Records to process:
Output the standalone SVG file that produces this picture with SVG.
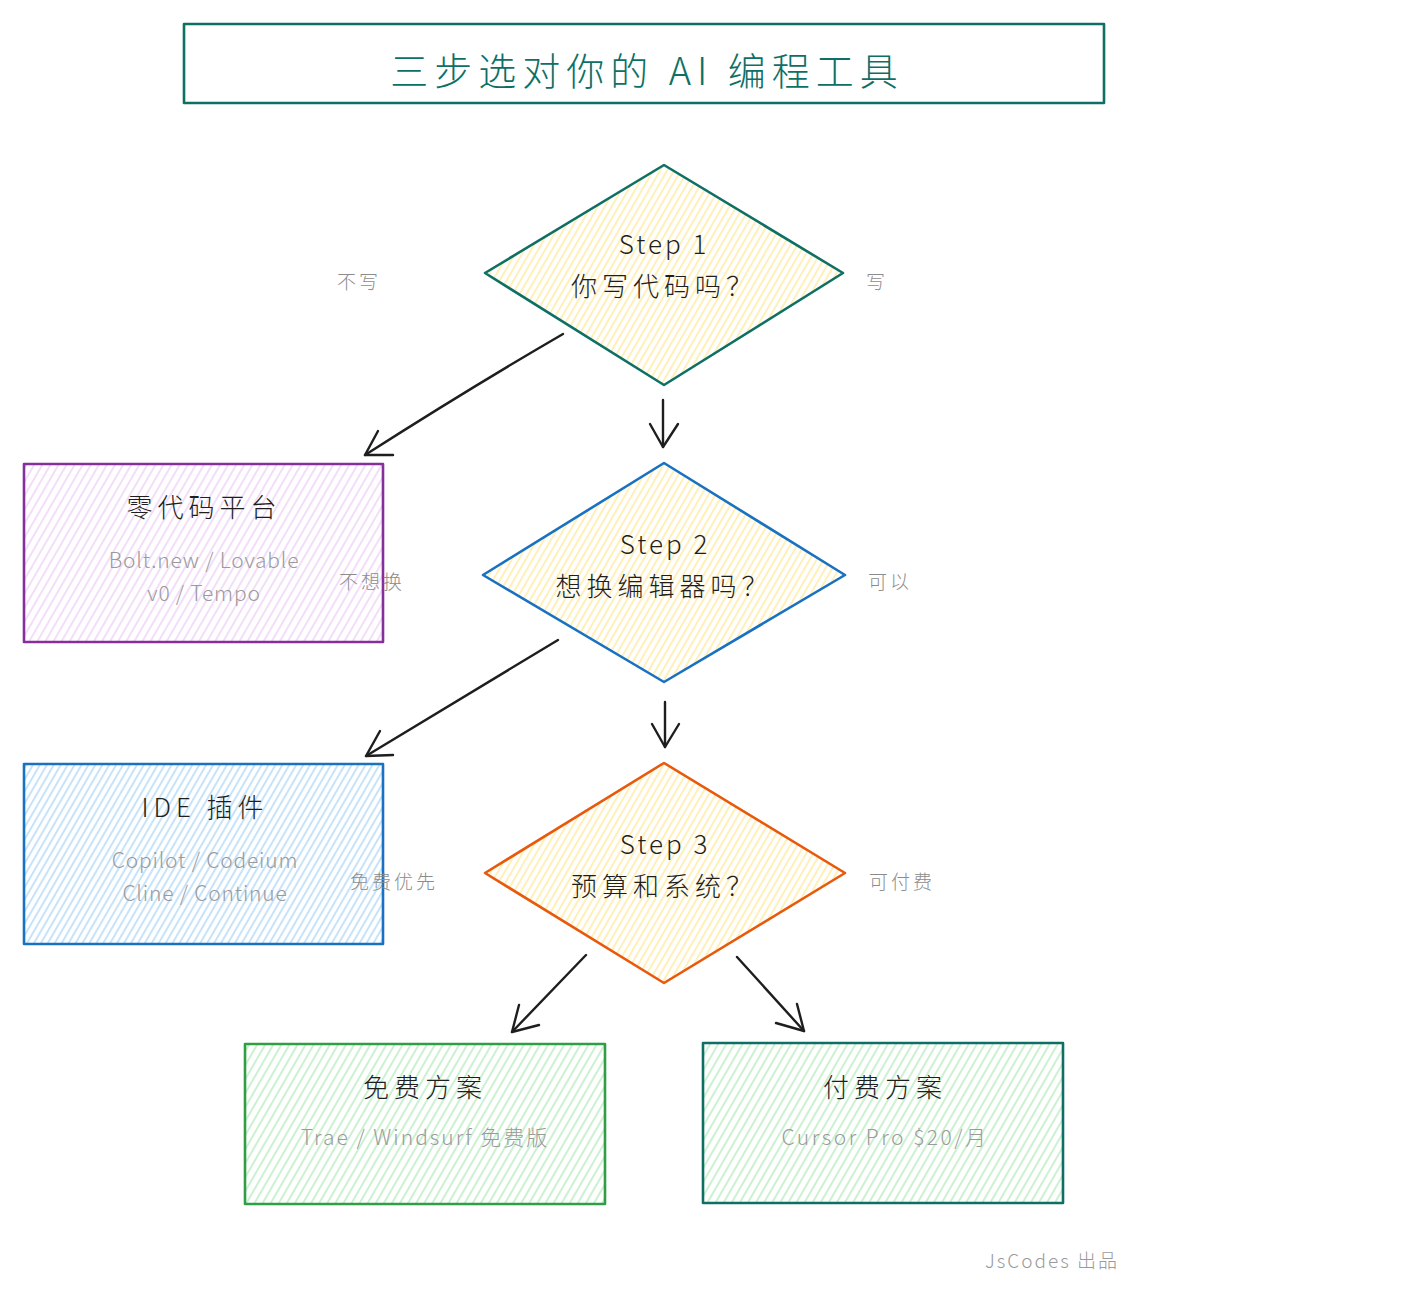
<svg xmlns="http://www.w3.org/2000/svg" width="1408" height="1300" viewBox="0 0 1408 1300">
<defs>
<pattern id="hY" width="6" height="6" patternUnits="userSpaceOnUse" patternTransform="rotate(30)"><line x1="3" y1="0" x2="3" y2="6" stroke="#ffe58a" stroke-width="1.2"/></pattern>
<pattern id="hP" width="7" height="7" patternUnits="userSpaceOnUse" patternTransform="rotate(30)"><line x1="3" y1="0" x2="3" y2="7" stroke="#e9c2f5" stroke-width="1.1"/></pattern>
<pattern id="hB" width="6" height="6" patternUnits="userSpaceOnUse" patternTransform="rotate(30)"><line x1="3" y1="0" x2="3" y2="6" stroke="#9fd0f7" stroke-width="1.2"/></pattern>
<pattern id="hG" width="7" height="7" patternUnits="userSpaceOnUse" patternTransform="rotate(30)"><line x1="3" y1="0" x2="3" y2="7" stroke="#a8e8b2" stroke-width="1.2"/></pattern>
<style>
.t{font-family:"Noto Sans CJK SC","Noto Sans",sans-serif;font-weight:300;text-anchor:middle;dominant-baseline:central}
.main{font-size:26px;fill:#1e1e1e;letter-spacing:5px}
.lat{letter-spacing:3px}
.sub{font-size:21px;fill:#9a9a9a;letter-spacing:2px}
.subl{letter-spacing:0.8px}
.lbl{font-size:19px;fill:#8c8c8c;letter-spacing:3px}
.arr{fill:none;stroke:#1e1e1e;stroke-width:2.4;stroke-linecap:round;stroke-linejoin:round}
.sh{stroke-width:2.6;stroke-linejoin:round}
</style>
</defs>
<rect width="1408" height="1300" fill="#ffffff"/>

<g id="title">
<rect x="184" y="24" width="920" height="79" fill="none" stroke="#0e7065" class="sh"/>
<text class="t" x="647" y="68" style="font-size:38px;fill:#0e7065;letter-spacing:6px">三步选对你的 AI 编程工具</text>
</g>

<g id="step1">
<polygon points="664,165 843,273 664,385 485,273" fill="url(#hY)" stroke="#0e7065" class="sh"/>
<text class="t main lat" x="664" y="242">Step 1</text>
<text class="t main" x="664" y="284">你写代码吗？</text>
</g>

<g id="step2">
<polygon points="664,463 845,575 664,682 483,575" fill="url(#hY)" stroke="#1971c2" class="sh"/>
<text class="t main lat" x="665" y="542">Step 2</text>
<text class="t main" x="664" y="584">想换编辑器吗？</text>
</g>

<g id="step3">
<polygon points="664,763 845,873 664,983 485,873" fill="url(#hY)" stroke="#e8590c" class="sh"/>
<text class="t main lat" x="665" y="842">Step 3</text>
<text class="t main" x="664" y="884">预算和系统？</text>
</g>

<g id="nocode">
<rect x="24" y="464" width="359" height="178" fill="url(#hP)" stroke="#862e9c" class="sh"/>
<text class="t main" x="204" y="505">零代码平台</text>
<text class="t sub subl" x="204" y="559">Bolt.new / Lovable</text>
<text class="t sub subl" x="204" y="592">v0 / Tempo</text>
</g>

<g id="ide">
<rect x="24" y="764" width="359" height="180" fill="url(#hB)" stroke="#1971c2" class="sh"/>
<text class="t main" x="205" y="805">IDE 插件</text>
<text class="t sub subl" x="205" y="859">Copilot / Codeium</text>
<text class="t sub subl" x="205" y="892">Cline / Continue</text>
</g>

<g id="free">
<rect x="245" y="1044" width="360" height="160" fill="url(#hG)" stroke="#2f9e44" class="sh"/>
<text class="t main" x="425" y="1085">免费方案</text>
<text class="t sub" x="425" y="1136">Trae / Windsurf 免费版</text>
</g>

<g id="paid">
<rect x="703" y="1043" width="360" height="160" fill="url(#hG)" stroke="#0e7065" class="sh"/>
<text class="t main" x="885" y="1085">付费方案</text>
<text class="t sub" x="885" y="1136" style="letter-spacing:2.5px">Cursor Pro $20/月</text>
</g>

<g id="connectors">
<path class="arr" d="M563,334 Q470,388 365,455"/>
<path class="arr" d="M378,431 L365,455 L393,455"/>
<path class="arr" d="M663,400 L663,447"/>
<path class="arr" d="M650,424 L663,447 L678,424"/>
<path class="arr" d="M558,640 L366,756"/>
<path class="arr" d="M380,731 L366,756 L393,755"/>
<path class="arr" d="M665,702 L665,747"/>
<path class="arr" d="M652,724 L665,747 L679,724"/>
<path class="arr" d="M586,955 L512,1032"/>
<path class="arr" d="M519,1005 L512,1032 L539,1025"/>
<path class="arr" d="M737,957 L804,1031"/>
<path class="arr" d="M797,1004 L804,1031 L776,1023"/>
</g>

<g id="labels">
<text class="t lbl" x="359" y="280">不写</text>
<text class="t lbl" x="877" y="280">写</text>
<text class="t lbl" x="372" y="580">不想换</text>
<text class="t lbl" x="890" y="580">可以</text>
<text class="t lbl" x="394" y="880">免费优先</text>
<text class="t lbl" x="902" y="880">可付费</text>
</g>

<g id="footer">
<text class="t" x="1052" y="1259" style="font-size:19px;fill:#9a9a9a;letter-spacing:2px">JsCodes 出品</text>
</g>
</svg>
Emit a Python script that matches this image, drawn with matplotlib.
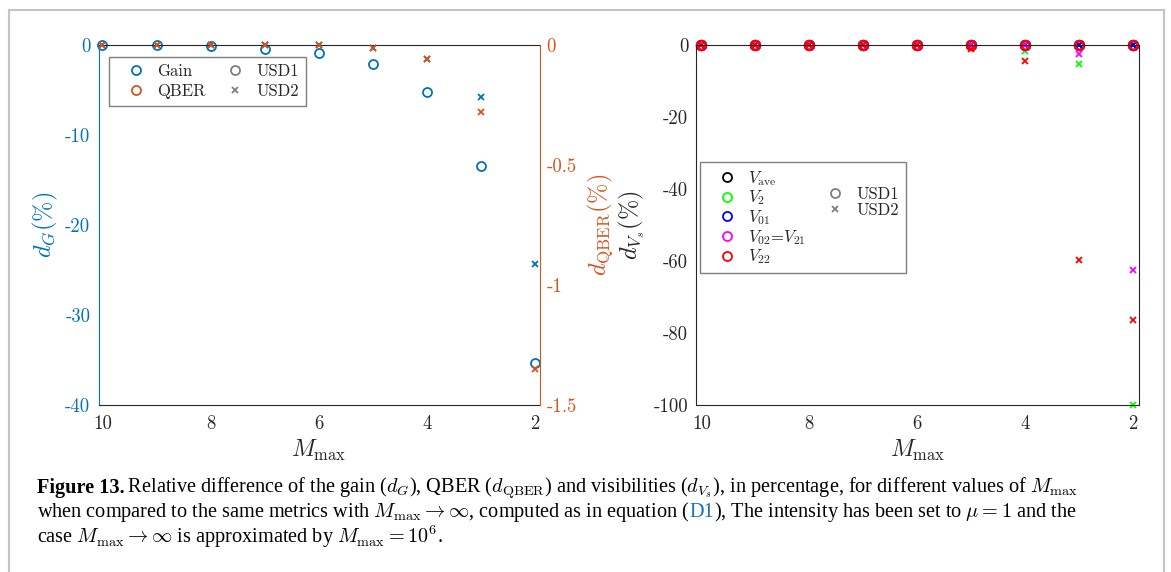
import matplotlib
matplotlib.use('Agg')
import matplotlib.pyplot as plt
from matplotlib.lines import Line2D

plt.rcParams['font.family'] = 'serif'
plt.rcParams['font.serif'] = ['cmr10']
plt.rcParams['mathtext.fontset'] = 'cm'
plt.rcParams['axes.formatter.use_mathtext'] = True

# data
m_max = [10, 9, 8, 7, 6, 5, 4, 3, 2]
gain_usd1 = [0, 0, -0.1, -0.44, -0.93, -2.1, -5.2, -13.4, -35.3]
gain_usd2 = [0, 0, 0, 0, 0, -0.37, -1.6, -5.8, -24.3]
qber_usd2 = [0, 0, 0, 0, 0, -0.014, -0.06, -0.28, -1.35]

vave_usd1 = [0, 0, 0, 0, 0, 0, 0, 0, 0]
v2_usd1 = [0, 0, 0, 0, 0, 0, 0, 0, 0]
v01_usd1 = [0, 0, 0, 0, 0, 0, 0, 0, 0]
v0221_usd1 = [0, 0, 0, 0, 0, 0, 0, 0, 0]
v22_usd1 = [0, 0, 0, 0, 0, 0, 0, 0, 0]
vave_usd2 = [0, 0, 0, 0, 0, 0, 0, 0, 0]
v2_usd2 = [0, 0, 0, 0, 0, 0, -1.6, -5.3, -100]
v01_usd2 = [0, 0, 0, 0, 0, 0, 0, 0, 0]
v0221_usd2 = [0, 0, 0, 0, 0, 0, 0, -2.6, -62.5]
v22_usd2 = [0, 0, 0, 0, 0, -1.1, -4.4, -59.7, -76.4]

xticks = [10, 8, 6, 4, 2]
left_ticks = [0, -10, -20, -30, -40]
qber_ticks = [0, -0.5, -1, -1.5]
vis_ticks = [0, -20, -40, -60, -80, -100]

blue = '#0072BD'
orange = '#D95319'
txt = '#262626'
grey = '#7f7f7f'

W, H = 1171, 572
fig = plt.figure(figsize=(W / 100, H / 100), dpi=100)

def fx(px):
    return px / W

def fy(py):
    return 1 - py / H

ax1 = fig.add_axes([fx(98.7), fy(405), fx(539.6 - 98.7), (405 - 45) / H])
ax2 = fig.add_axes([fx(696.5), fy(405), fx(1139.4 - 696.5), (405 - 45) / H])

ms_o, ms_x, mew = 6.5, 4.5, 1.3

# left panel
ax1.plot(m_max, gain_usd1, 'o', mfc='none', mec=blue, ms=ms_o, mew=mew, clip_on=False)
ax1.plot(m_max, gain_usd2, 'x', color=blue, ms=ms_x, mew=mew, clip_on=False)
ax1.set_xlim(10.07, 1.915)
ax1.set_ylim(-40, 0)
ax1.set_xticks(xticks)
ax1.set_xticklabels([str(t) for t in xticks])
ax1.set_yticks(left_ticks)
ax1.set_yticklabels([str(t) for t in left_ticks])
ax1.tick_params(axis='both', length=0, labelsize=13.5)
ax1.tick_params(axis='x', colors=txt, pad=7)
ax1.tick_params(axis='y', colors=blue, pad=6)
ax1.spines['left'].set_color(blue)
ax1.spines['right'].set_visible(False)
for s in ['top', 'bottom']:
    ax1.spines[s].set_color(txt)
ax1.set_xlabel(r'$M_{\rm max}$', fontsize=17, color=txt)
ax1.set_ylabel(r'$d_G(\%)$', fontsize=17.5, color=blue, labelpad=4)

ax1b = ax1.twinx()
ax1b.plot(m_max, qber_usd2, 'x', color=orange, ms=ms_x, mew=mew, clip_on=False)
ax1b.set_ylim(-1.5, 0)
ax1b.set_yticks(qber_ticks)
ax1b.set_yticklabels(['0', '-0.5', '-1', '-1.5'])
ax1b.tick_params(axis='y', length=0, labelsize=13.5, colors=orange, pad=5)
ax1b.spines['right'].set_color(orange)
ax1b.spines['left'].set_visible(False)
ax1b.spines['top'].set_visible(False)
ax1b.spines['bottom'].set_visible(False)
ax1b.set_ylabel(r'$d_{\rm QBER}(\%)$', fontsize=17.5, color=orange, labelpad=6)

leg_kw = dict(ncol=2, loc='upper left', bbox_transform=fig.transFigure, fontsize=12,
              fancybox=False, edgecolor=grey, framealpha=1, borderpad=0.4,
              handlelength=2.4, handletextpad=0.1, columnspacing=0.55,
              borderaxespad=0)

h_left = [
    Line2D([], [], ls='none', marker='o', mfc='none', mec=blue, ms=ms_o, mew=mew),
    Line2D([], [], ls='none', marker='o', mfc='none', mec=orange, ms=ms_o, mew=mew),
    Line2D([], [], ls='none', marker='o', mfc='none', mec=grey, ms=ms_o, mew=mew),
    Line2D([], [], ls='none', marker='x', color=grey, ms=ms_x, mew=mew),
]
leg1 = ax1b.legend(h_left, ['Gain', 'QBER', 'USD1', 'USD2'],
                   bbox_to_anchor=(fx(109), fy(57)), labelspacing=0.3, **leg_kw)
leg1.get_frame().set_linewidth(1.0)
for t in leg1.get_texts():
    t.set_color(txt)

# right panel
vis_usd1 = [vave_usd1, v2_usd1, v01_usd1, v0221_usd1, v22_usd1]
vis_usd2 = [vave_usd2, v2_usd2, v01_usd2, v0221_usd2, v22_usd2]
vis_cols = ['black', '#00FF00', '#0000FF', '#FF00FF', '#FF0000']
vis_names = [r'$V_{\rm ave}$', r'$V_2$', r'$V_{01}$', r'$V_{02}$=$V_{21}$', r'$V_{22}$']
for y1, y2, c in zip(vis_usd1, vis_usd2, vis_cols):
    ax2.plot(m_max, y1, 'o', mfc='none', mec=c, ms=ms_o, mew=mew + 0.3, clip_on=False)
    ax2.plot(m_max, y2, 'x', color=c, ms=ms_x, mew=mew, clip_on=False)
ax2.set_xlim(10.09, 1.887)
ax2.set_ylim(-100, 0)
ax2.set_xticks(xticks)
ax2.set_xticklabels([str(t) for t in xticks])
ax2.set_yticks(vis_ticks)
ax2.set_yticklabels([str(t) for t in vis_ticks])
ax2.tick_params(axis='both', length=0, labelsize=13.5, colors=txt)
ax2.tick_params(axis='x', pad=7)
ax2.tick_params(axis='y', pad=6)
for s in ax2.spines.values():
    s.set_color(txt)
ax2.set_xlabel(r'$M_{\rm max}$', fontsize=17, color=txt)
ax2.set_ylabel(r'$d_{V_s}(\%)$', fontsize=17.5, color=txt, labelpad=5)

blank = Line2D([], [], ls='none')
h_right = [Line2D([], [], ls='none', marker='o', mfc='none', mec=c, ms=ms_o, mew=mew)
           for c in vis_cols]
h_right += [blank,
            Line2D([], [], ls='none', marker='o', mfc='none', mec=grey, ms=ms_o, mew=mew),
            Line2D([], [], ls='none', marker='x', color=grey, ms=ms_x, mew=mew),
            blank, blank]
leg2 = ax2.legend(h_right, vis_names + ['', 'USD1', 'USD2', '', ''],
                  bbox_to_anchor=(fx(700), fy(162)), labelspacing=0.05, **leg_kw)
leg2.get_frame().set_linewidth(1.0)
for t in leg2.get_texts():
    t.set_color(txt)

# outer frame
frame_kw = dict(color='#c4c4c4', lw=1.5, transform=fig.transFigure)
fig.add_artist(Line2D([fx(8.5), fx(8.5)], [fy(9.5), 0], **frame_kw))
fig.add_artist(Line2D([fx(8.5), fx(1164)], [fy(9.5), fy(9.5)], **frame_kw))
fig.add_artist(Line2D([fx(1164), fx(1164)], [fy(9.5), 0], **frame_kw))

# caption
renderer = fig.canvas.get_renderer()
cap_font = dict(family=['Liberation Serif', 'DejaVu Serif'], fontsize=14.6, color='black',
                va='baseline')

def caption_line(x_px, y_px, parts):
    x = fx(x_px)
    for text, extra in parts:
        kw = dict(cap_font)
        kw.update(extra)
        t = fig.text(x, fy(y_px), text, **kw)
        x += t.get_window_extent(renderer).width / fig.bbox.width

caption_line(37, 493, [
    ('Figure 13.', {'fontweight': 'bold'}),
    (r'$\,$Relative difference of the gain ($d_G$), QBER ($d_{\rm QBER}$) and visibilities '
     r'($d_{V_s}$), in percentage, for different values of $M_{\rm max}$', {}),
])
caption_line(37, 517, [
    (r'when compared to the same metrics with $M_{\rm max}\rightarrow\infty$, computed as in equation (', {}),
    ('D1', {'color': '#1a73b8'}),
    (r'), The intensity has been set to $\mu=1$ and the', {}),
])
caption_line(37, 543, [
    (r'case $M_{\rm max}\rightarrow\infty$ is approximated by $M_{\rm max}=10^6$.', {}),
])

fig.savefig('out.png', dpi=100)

Problem to work on: Search the listing for the word "matplotlib". Copy every line in which it occurs.

Written reply:
Emit a Python script that matches this image, drawn with matplotlib.
import matplotlib
matplotlib.use('Agg')
import matplotlib.pyplot as plt
from matplotlib.lines import Line2D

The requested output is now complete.